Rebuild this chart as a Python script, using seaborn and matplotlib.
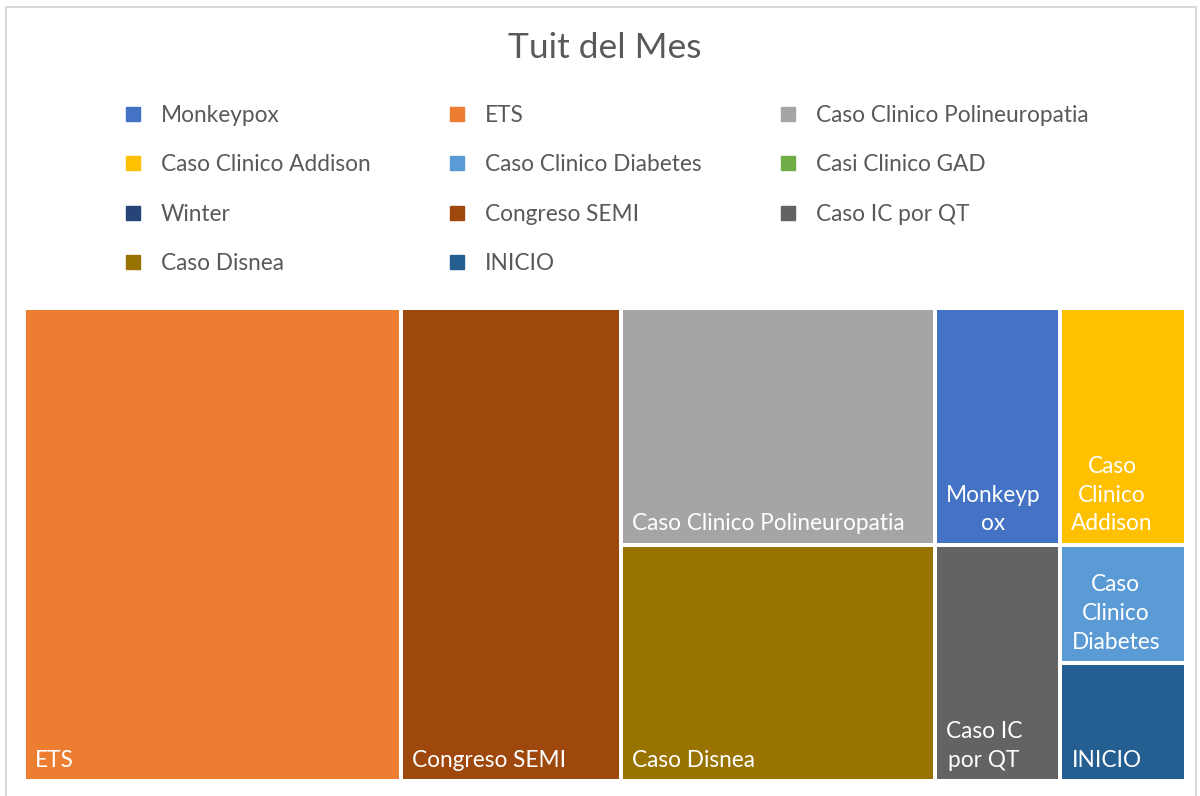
import matplotlib
matplotlib.use("Agg")
import matplotlib.pyplot as plt
from matplotlib.lines import Line2D
from matplotlib.patches import Rectangle
import seaborn as sns

# Series (legend order), tweet counts and Office-style colours
names = ["Monkeypox", "ETS", "Caso Clinico Polineuropatia",
         "Caso Clinico Addison", "Caso Clinico Diabetes", "Casi Clinico GAD",
         "Winter", "Congreso SEMI", "Caso IC por QT",
         "Caso Disnea", "INICIO"]
values = [2, 12, 5, 2, 1, 0, 0, 7, 2, 5, 1]
colors = ["#4472C4", "#ED7D31", "#A5A5A5",
          "#FFC000", "#5B9BD5", "#70AD47",
          "#264478", "#9E480E", "#636363",
          "#997300", "#255E91"]

# Tile labels as they are wrapped inside the narrow tiles
tile_labels = {
    "Monkeypox": "Monkeyp\nox",
    "Caso Clinico Addison": "Caso\nClinico\nAddison",
    "Caso Clinico Diabetes": "Caso\nClinico\nDiabetes",
    "Caso IC por QT": "Caso IC\npor QT",
}

# Column structure of the treemap (left to right, top to bottom)
columns = [
    ["ETS"],
    ["Congreso SEMI"],
    ["Caso Clinico Polineuropatia", "Caso Disnea"],
    ["Monkeypox", "Caso IC por QT"],
    ["Caso Clinico Addison", "Caso Clinico Diabetes", "INICIO"],
]

title = "Tuit del Mes"

sns.set_theme(style="white")
plt.rcParams["font.family"] = ["Lato", "DejaVu Sans"]

W, H, DPI = 1200, 796, 100
FS = 16.3
fig = plt.figure(figsize=(W / DPI, H / DPI), dpi=DPI)
fig.patch.set_facecolor("white")

# light outer chart frame
fig.patches.append(Rectangle((6 / W, -10 / H), 1190 / W, (H - 7 + 10) / H,
                             transform=fig.transFigure, fill=False,
                             edgecolor="#D9D9D9", linewidth=1.5))

gap_px = 4
ax = fig.add_axes([24 / W, (H - 781) / H, 1162 / W, 473 / H])

val = dict(zip(names, values))
col = dict(zip(names, colors))
total = sum(values)

x0 = 0.0
for group in columns:
    gsum = sum(val[n] for n in group)
    top = 1.0
    for n in group:
        h = val[n] / gsum
        bottom = top - h
        ax.bar(x0, h, width=gsum, bottom=bottom, align="edge",
               color=col[n], edgecolor="white", linewidth=gap_px * 72 / DPI)
        ax.annotate(tile_labels.get(n, n), xy=(x0, bottom),
                    xytext=(gap_px / 2 + 9, gap_px / 2 + 8),
                    textcoords="offset pixels", ha="left", va="bottom",
                    multialignment="center", linespacing=1.45,
                    color="white", fontsize=FS)
        top = bottom
    x0 += gsum

ax.set_xlim(0, total)
ax.set_ylim(0, 1)
ax.set_axis_off()

fig.text(605 / W, 1 - 48 / H, title, ha="center", va="center",
         fontsize=25.5, color="#595959")

# legend laid out row-wise in three columns
order = [0, 3, 6, 9, 1, 4, 7, 10, 2, 5, 8]
handles = [Line2D([], [], linestyle="none", marker="s", markersize=10,
                  markerfacecolor=colors[i], markeredgecolor=colors[i])
           for i in order]
labels = [names[i] for i in order]
leg = fig.legend(handles, labels, ncol=3, loc="upper left",
                 bbox_to_anchor=(124 / W, 1 - 105 / H),
                 frameon=False, fontsize=FS, labelcolor="#595959",
                 handlelength=0.8, handletextpad=0.82,
                 columnspacing=3.43, labelspacing=1.25,
                 borderpad=0, borderaxespad=0)

fig.savefig("out.png", dpi=DPI, facecolor="white")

§ **Goal**: All of the data above should be transcribed verbatim, with pictures omitted.

§ **Response to the exercise**:
Rebuild this chart as a Python script, using seaborn and matplotlib.
import matplotlib
matplotlib.use("Agg")
import matplotlib.pyplot as plt
from matplotlib.lines import Line2D
from matplotlib.patches import Rectangle
import seaborn as sns

# Series (legend order), tweet counts and Office-style colours
names = ["Monkeypox", "ETS", "Caso Clinico Polineuropatia",
         "Caso Clinico Addison", "Caso Clinico Diabetes", "Casi Clinico GAD",
         "Winter", "Congreso SEMI", "Caso IC por QT",
         "Caso Disnea", "INICIO"]
values = [2, 12, 5, 2, 1, 0, 0, 7, 2, 5, 1]
colors = ["#4472C4", "#ED7D31", "#A5A5A5",
          "#FFC000", "#5B9BD5", "#70AD47",
          "#264478", "#9E480E", "#636363",
          "#997300", "#255E91"]

# Tile labels as they are wrapped inside the narrow tiles
tile_labels = {
    "Monkeypox": "Monkeyp\nox",
    "Caso Clinico Addison": "Caso\nClinico\nAddison",
    "Caso Clinico Diabetes": "Caso\nClinico\nDiabetes",
    "Caso IC por QT": "Caso IC\npor QT",
}

# Column structure of the treemap (left to right, top to bottom)
columns = [
    ["ETS"],
    ["Congreso SEMI"],
    ["Caso Clinico Polineuropatia", "Caso Disnea"],
    ["Monkeypox", "Caso IC por QT"],
    ["Caso Clinico Addison", "Caso Clinico Diabetes", "INICIO"],
]

title = "Tuit del Mes"

sns.set_theme(style="white")
plt.rcParams["font.family"] = ["Lato", "DejaVu Sans"]

W, H, DPI = 1200, 796, 100
FS = 16.3
fig = plt.figure(figsize=(W / DPI, H / DPI), dpi=DPI)
fig.patch.set_facecolor("white")

# light outer chart frame
fig.patches.append(Rectangle((6 / W, -10 / H), 1190 / W, (H - 7 + 10) / H,
                             transform=fig.transFigure, fill=False,
                             edgecolor="#D9D9D9", linewidth=1.5))

gap_px = 4
ax = fig.add_axes([24 / W, (H - 781) / H, 1162 / W, 473 / H])

val = dict(zip(names, values))
col = dict(zip(names, colors))
total = sum(values)

x0 = 0.0
for group in columns:
    gsum = sum(val[n] for n in group)
    top = 1.0
    for n in group:
        h = val[n] / gsum
        bottom = top - h
        ax.bar(x0, h, width=gsum, bottom=bottom, align="edge",
               color=col[n], edgecolor="white", linewidth=gap_px * 72 / DPI)
        ax.annotate(tile_labels.get(n, n), xy=(x0, bottom),
                    xytext=(gap_px / 2 + 9, gap_px / 2 + 8),
                    textcoords="offset pixels", ha="left", va="bottom",
                    multialignment="center", linespacing=1.45,
                    color="white", fontsize=FS)
        top = bottom
    x0 += gsum

ax.set_xlim(0, total)
ax.set_ylim(0, 1)
ax.set_axis_off()

fig.text(605 / W, 1 - 48 / H, title, ha="center", va="center",
         fontsize=25.5, color="#595959")

# legend laid out row-wise in three columns
order = [0, 3, 6, 9, 1, 4, 7, 10, 2, 5, 8]
handles = [Line2D([], [], linestyle="none", marker="s", markersize=10,
                  markerfacecolor=colors[i], markeredgecolor=colors[i])
           for i in order]
labels = [names[i] for i in order]
leg = fig.legend(handles, labels, ncol=3, loc="upper left",
                 bbox_to_anchor=(124 / W, 1 - 105 / H),
                 frameon=False, fontsize=FS, labelcolor="#595959",
                 handlelength=0.8, handletextpad=0.82,
                 columnspacing=3.43, labelspacing=1.25,
                 borderpad=0, borderaxespad=0)

fig.savefig("out.png", dpi=DPI, facecolor="white")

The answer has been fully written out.